In an interview to Ynet in April he refuted claims that the Netzah Yehuda regiment was a "black ghetto in the army" and claimed that it was a successful infantry regiment and that he wished "there were more like it. The costs of the regiment were negligible when compared with its national importance."
Yeshiva students want to contribute (Photo: Gil Yohanan)
On Wednesday, just before sunset, a ceremony was held at Latrun for the troops who completed their combat course. The IDF decided to keep the event low profile and avoid making any comment on the issue of the haredi draft so long as the matter has yet to be decided in the political arena and so the event was closed to the press.
On paper, this ceremony was just one of dozens, if not hundreds which was being held throughout the year at Latrun, throughout the year, but the timing of this ceremony, hours after the Plesner Committee's recommendations were published, did not escape the troops in spite of their excitement.
"The public and the decision makers should come to the Mavo Dotan position and the pillbox near Kfar Yaved and see us – religious and haredi soldiers – proud to give their heart and soul to the State without losing our Jewish identity for even a moment," one soldier said ahead of the ceremony.
"I hope that soon we will no longer be considered unique. I have neighbors and friends who are dying to enlist, be combat soldiers and are green with envy when they see me coming home with my firearm."

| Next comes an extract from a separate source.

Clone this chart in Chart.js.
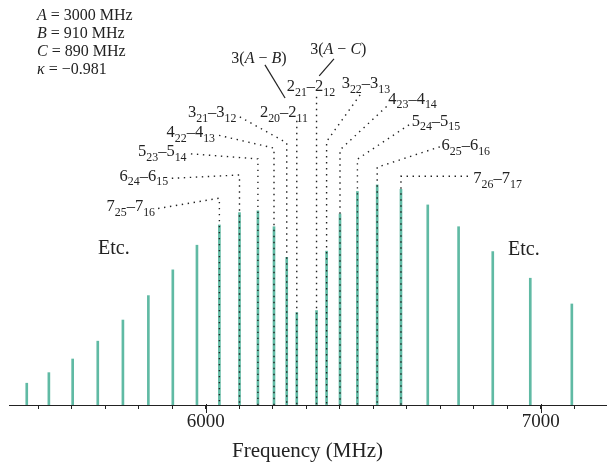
<!DOCTYPE html>
<html>
<head>
<meta charset="utf-8">
<script src="https://cdn.jsdelivr.net/npm/chart.js@4"></script>
<style>
  html, body { margin: 0; padding: 0; background: #fff; }
  #chart { display: block; }
</style>
</head>
<body>
<canvas id="chart" width="607" height="464"></canvas>
<script>
// Stick spectrum (MHz) and relative intensities
const freqs = [5466, 5532, 5603, 5678, 5753, 5829, 5902, 5974, 6041, 6101, 6156, 6204, 6242,
  6272, 6331, 6361, 6401, 6453, 6512, 6583, 6663, 6755, 6857, 6969, 7093];
const intensity = [9.9, 14.7, 20.9, 29.0, 38.6, 49.7, 61.4, 72.6, 81.8, 87.4, 88.2, 81.0, 67.1,
  42.0, 42.9, 69.9, 86.8, 97.0, 100, 98.0, 90.9, 81.0, 69.7, 57.6, 45.9];
const tickLabels = [6000, 7000];

// Assigned transitions and which stick each one belongs to
const lineLabels = ['7_{25}–7_{16}', '6_{24}–6_{15}', '5_{23}–5_{14}', '4_{22}–4_{13}', '3_{21}–3_{12}',
  '2_{20}–2_{11}', '2_{21}–2_{12}', '3_{22}–3_{13}', '4_{23}–4_{14}', '5_{24}–5_{15}',
  '6_{25}–6_{16}', '7_{26}–7_{17}'];
const lineStick = [8, 9, 10, 11, 12, 13, 14, 15, 16, 17, 18, 19];

const constants = ['*A* = 3000 MHz', '*B* = 910 MHz', '*C* = 890 MHz', '*κ* = −0.981'];

// label placement in axis units: text anchor, leader start, knee height
const labelLayout = [
  { at: [5849, 90.5], align: 'right', from: [5858, 89.3], knee: 94.0 },
  { at: [5888, 104.5], align: 'right', from: [5899, 103.0], knee: 104.5 },
  { at: [5943, 115.6], align: 'right', from: [5956, 114.1], knee: 111.8 },
  { at: [6028, 124.2], align: 'right', from: [6040, 122.5], knee: 116.7 },
  { at: [6092, 133.3], align: 'right', from: [6102, 130.9], knee: 119.1 },
  { at: [6162, 133.3], align: 'left', from: null, knee: 129.1 },
  { at: [6242, 145.0], align: 'left', from: null, knee: 140.0 },
  { at: [6406, 146.4], align: 'left', from: [6461, 140.9], knee: 119.7 },
  { at: [6545, 139.4], align: 'left', from: [6540, 135.6], knee: 115.9 },
  { at: [6615, 129.5], align: 'left', from: [6607, 127.3], knee: 111.7 },
  { at: [6704, 118.2], align: 'left', from: [6699, 117.3], knee: 108.0 },
  { at: [6799, 103.2], align: 'left', from: [6783, 103.9], knee: 103.9 }
];
const splitNotes = [
  { text: '3(*A* − *B*)', at: [6159, 158.0], line: [[6177, 154.5], [6237, 139.5]] },
  { text: '3(*A* − *C*)', at: [6396, 161.8], line: [[6383, 157.3], [6339, 149.5]] }
];
const etcNotes = [[5726, 71.8], [6950, 71.4]];

const SERIF = '"Liberation Serif", "DejaVu Serif", serif';
const INK = '#222';

// "7_{25}" -> subscripts, "*A*" -> italics
function parseRich(str) {
  const segs = [];
  const re = /_\{([^}]*)\}|\*([^*]*)\*|([^_*]+)/g;
  let m;
  while ((m = re.exec(str))) {
    if (m[1] !== undefined) segs.push({ t: m[1], s: 'sub' });
    else if (m[2] !== undefined) segs.push({ t: m[2], s: 'i' });
    else segs.push({ t: m[3], s: 'n' });
  }
  return segs;
}

function segFont(s, size) {
  if (s === 'sub') return `${(size * 0.72).toFixed(1)}px ${SERIF}`;
  if (s === 'i') return `italic ${size}px ${SERIF}`;
  return `${size}px ${SERIF}`;
}

// x, y: anchor point; y is the middle of the digit height
function drawRich(ctx, str, x, y, align, size) {
  const segs = parseRich(str);
  let w = 0;
  segs.forEach(sg => { ctx.font = segFont(sg.s, size); sg.w = ctx.measureText(sg.t).width; w += sg.w; });
  let cx = align === 'right' ? x - w : align === 'center' ? x - w / 2 : x;
  const base = y + size * 0.34;
  ctx.textAlign = 'left';
  ctx.textBaseline = 'alphabetic';
  ctx.fillStyle = INK;
  segs.forEach(sg => {
    ctx.font = segFont(sg.s, size);
    ctx.fillText(sg.t, cx, sg.s === 'sub' ? base + size * 0.27 : base);
    cx += sg.w;
  });
}

const annotations = {
  id: 'annotations',
  afterDraw(chart) {
    const { ctx, scales: { x, y } } = chart;
    const px = v => x.getPixelForValue(v);
    const py = v => y.getPixelForValue(v);
    const base = y.getPixelForValue(0);

    // longer ticks at the labelled frequencies
    ctx.save();
    ctx.strokeStyle = INK;
    ctx.lineWidth = 1;
    tickLabels.forEach(t => {
      const xx = Math.round(px(t)) + 0.5;
      ctx.beginPath();
      ctx.moveTo(xx, base - 1);
      ctx.lineTo(xx, base + 8);
      ctx.stroke();
    });

    // dotted leaders from each assignment down its stick
    ctx.lineWidth = 1.4;
    ctx.setLineDash([1.4, 4.6]);
    labelLayout.forEach((lay, i) => {
      const sx = px(freqs[lineStick[i]]);
      ctx.beginPath();
      if (lay.from) {
        ctx.moveTo(px(lay.from[0]), py(lay.from[1]));
        ctx.lineTo(sx, py(lay.knee));
      } else {
        ctx.moveTo(sx, py(lay.knee));
      }
      ctx.lineTo(sx, base);
      ctx.stroke();
    });
    ctx.setLineDash([]);

    // solid pointers for the 3(A-B), 3(A-C) splittings
    ctx.lineWidth = 1.2;
    splitNotes.forEach(n => {
      ctx.beginPath();
      ctx.moveTo(px(n.line[0][0]), py(n.line[0][1]));
      ctx.lineTo(px(n.line[1][0]), py(n.line[1][1]));
      ctx.stroke();
      drawRich(ctx, n.text, px(n.at[0]), py(n.at[1]), 'center', 16);
    });

    lineLabels.forEach((lbl, i) => {
      const lay = labelLayout[i];
      drawRich(ctx, lbl, px(lay.at[0]), py(lay.at[1]), lay.align, 16.5);
    });

    etcNotes.forEach(p => drawRich(ctx, 'Etc.', px(p[0]), py(p[1]), 'center', 20));

    // rotational constants
    constants.forEach((c, i) => drawRich(ctx, c, 37, 15 + i * 17.7, 'left', 16));
    ctx.restore();
  }
};

new Chart(document.getElementById('chart'), {
  type: 'bar',
  data: {
    datasets: [{
      data: freqs.map((f, i) => ({ x: f, y: intensity[i] })),
      backgroundColor: '#60baa4',
      borderWidth: 0,
      barThickness: 2
    }]
  },
  options: {
    responsive: false,
    animation: false,
    devicePixelRatio: 1,
    layout: { padding: { left: 9, right: 1, top: 0, bottom: 0 } },
    plugins: { legend: { display: false }, tooltip: { enabled: false } },
    scales: {
      x: {
        type: 'linear',
        min: 5413,
        max: 7195,
        offset: false,
        grid: { offset: false, drawOnChartArea: false, drawTicks: true, tickLength: 4, color: INK, lineWidth: 1 },
        border: { display: true, color: INK, width: 1 },
        ticks: {
          stepSize: 100,
          includeBounds: false,
          autoSkip: false,
          maxRotation: 0,
          padding: 2,
          color: INK,
          font: { family: SERIF, size: 19 },
          callback: v => tickLabels.includes(v) ? String(v) : ''
        },
        title: {
          display: true,
          text: 'Frequency (MHz)',
          color: INK,
          font: { family: SERIF, size: 21 },
          padding: { top: 3, bottom: 0 }
        }
      },
      y: { display: false, min: 0, max: 184 }
    }
  },
  plugins: [annotations]
});
</script>
</body>
</html>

"If I succeed in being a soldier and studying torah at the base, then why can't others? The decision makers should go to Kahanman Street in Bnei Brak and see the number of 16 and 17 year olds who dropped out of the yeshivas and become bums in the best case and street kids in the worst case.
"There are those who study in yeshivas and also want to contribute, and there are rabbis and yeshiva heads who silently agree."
Completing their course (Photo: Aharon Steinmetz)
Rabbi David Fuchs, one of the rabbis of the haredi nahal that has accompanied the Netzah Yehuda regiment congratulated the troops and said: "As someone who has accompanied the company every day through torah classes and personal conversations, I am happy and moved to see the highly motivated soldiers, something you don't see every day.
"The soldiers are enthusiastic and feel a sense of vocation in their contribution to the citizens of Israel. I wish them success and strength on their way ahead."
The IDF spokesman said: "In accordance with the regiment's regulations, milk products without the strictly kosher seal are not to be sold, which is why certain products were removed (from the canteen). The Netzah Yehuda course obligates the observance of strict rules of kashruth and it is within the officers' authority to enforce the observance (of these rules)."